C’est clairement un projet de reconstruction personnelle. Le handicap, je l’ai côtoyé dans ma famille, mais je l’ai longtemps tenu à distance. Et puis, il a fait irruption dans ma propre vie.
Ce podcast m’aide à apprivoiser cette nouvelle réalité, à la transformer en force. Il me permet de rencontrer, d’apprendre, de transmettre. Il est en parfaite cohérence avec mes valeurs C’est un vrai bonheur de découvrir ces parcours, ces histoires, les différentes formes de résilience. Comme Arnaud, avec la création de l’association et du site Notre Sclérose, Charline et sa détermination dans le tennis fauteuil, ou encore Nadine et son engagement associatif.
Aujourd’hui, c’est devenu une cause qui me tient particulièrement à cœur.
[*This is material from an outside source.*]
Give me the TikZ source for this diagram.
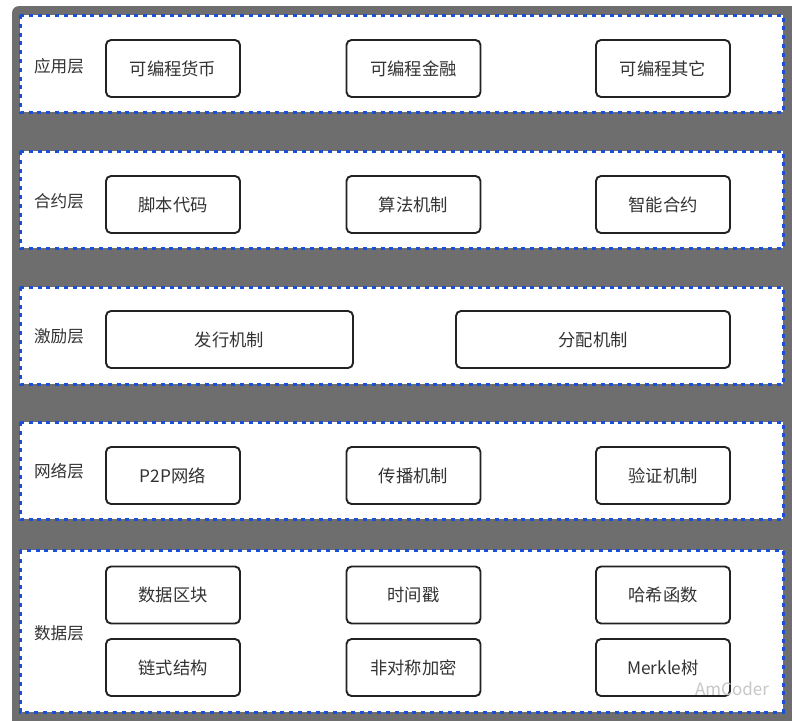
\documentclass[tikz,border=0pt]{standalone}
\usepackage{fontspec}
\setmainfont{Noto Sans CJK SC}
\usetikzlibrary{positioning}
\definecolor{bggray}{HTML}{6E6E6E}
\definecolor{dotblue}{HTML}{1A4FD8}
\definecolor{boxline}{HTML}{222222}
\definecolor{txt}{HTML}{333333}
\tikzset{
  panel/.style={fill=white, draw=dotblue, line width=3pt, dash pattern=on 4pt off 4.8pt},
  itembox/.style={draw=boxline, line width=1.9pt, rounded corners=5pt, fill=white,
    minimum height=57pt, text=txt, font=\fontsize{17.3}{20}\selectfont, inner sep=0pt},
  small/.style={itembox, minimum width=134pt},
  layerlabel/.style={text=txt, font=\fontsize{16.6}{19}\selectfont, inner sep=0pt},
}
\begin{document}
\begin{tikzpicture}[x=1pt,y=-1pt]
\useasboundingbox (0,0) rectangle (792,720);
\fill[bggray, rounded corners=7pt] (12,6) rectangle (806,730);
% panels
\draw[panel] (20,15) rectangle (783,112);
\draw[panel] (20,151) rectangle (783,248);
\draw[panel] (20,287) rectangle (783,384);
\draw[panel] (20,422) rectangle (783,519);
\draw[panel] (20,550) rectangle (783,712);
% labels
\node[layerlabel] (l1) at (59,66) {应用层};
\node[layerlabel] (l2) at (59,201) {合约层};
\node[layerlabel] (l3) at (59,336) {激励层};
\node[layerlabel] (l4) at (59,471) {网络层};
\node[layerlabel] (l5) at (59,633) {数据层};
% row 1
\node[small] (a1) at (173,68.5) {可编程货币};
\node[small] (a2) at (413.5,68.5) {可编程金融};
\node[small] (a3) at (663,68.5) {可编程其它};
% row 2
\node[small] (b1) at (173,204.5) {脚本代码};
\node[small] (b2) at (413.5,204.5) {算法机制};
\node[small] (b3) at (663,204.5) {智能合约};
% row 3
\node[itembox, minimum width=247pt] (c1) at (229.5,339.5) {发行机制};
\node[itembox, minimum width=274pt] (c2) at (593,339.5) {分配机制};
% row 4
\node[small] (d1) at (173,475.5) {P2P网络};
\node[small] (d2) at (413.5,475.5) {传播机制};
\node[small] (d3) at (663,475.5) {验证机制};
% row 5
\node[small] (e1) at (173,595) {数据区块};
\node[small] (e2) at (413.5,595) {时间戳};
\node[small] (e3) at (663,595) {哈希函数};
\node[small] (e4) at (173,667.5) {链式结构};
\node[small] (e5) at (413.5,667.5) {非对称加密};
\node[small] (e6) at (663,667.5) {Merkle树};
% watermark
\node[text=black!22, font=\fontsize{17}{20}\selectfont, inner sep=0pt] (wm) at (732,689) {AmCoder};
\end{tikzpicture}
\end{document}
Et j’aimerais que Soyons In devienne une passerelle entre des mondes qui, trop souvent, ne se croisent pas.
Des projets pour la suite ?
Oui ! J’aimerais voyager avec mon fauteuil et enregistrer des épisodes à l’international. En France d’abord, puis en Europe — Espagne, Portugal puis plus loin Maroc, Tunisie… et pourquoi pas l’Amérique du Sud.
Ce serait une façon d’explorer comment le handicap est vécu ailleurs, comment les sociétés prennent en compte cette réalité. Et de croiser, ainsi, deux de mes passions : la rencontre et le voyage.